Setelah THHK didirikan, para pengurusnya berupaya menampung Tionghoa Peranakan dari berbagai suku untuk ikut ambil bagian. Mereka menekankan bahwa tujuan pendirian THHK ini sangat berbeda jauh dengan segala macam kongsi rahasia, yang menampung tukang berkelahi yang sudah ada di Batavia pada masa itu. Tetapi niat baik itu tidak diindahkan, hingga kedatangan Kāng Yǒu Wéi pada tahun 1903. Ketika datang di Batavia, tokoh karismatik dari Tiongkok ini mampu mengundang begitu banyak orang sehingga gedung THHK dan lapangannya tidak mampu menampung pengunjung yang membludak. Orang banyak berdesak-desakan untuk melihat sendiri tokoh yang dikagumi ini. Ajaib! Setelah pertemuan akbar itu usai, hasilnya sungguh di luar dugaan. Sejak itu di antara pelbagai perkumpulan Tionghoa di Batavia tidak pernah terdengar saling bermusuhan, apalagi sampai berkelahi (Kwee Tek Hoay, Hikajat THHK, Moestika Romans, 1933).

 

Setelah berdirinya THHK, barulah komunitas Tionghoa di Hindia Belanda yang masih menganut agama dan adat istiadat Tionghoa mendapatkan pencerahan kembali, dan bersamaan dengan itu dimulailah satu periode zaman baru dalam sejarahnya. Beberapa tahun kemudian muncul perkumpulan lainnya seperti Kong Kauw Hwee, Siang Hwee, Shiong Thi Hui, Chung Hsioh, Hoa Chiao, Tsing Nien Hui dan lain sebagainya, yang mana mereka bergerak dalam lingkup keagamaan, ekonomi, sosial, pendidikan dan lain-lain.
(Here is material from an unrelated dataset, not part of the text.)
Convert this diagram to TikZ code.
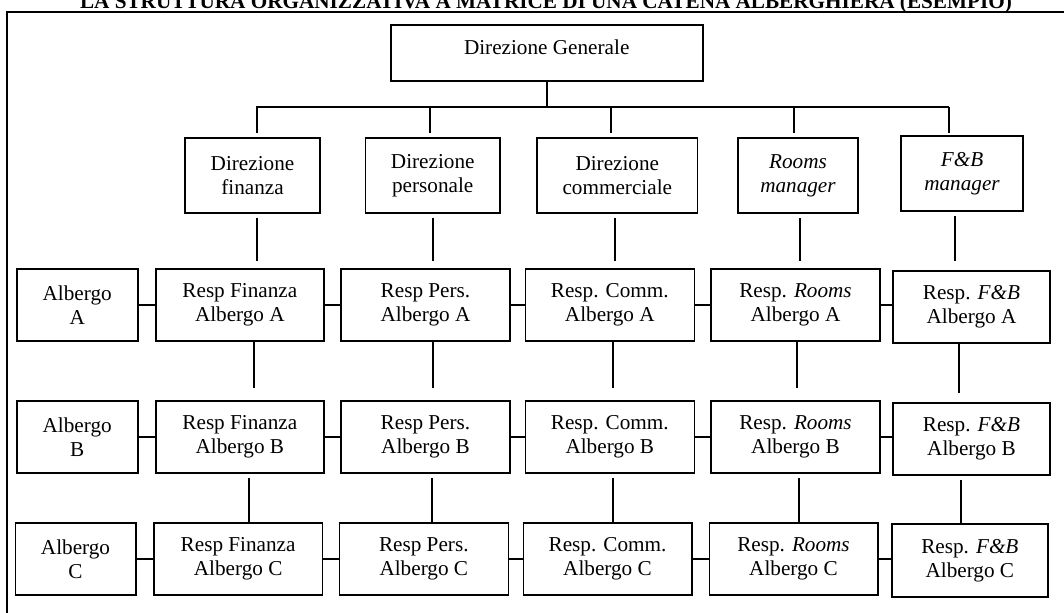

Khusus untuk Kong Kauw Hwee yakni Perkumpulan Agama Konghucu, inilah yang kelak akan melahirkan Kong Kauw Tjong Hwee (atau Kǒng Jiào Zǒng Huì, 孔教總會) pada tahun 1923. Belakangan Kong Kauw Tjong Hwee berubah menjadi 'Matakin' atau 'Majelis Tinggi Agama Konghucu Indonesia'.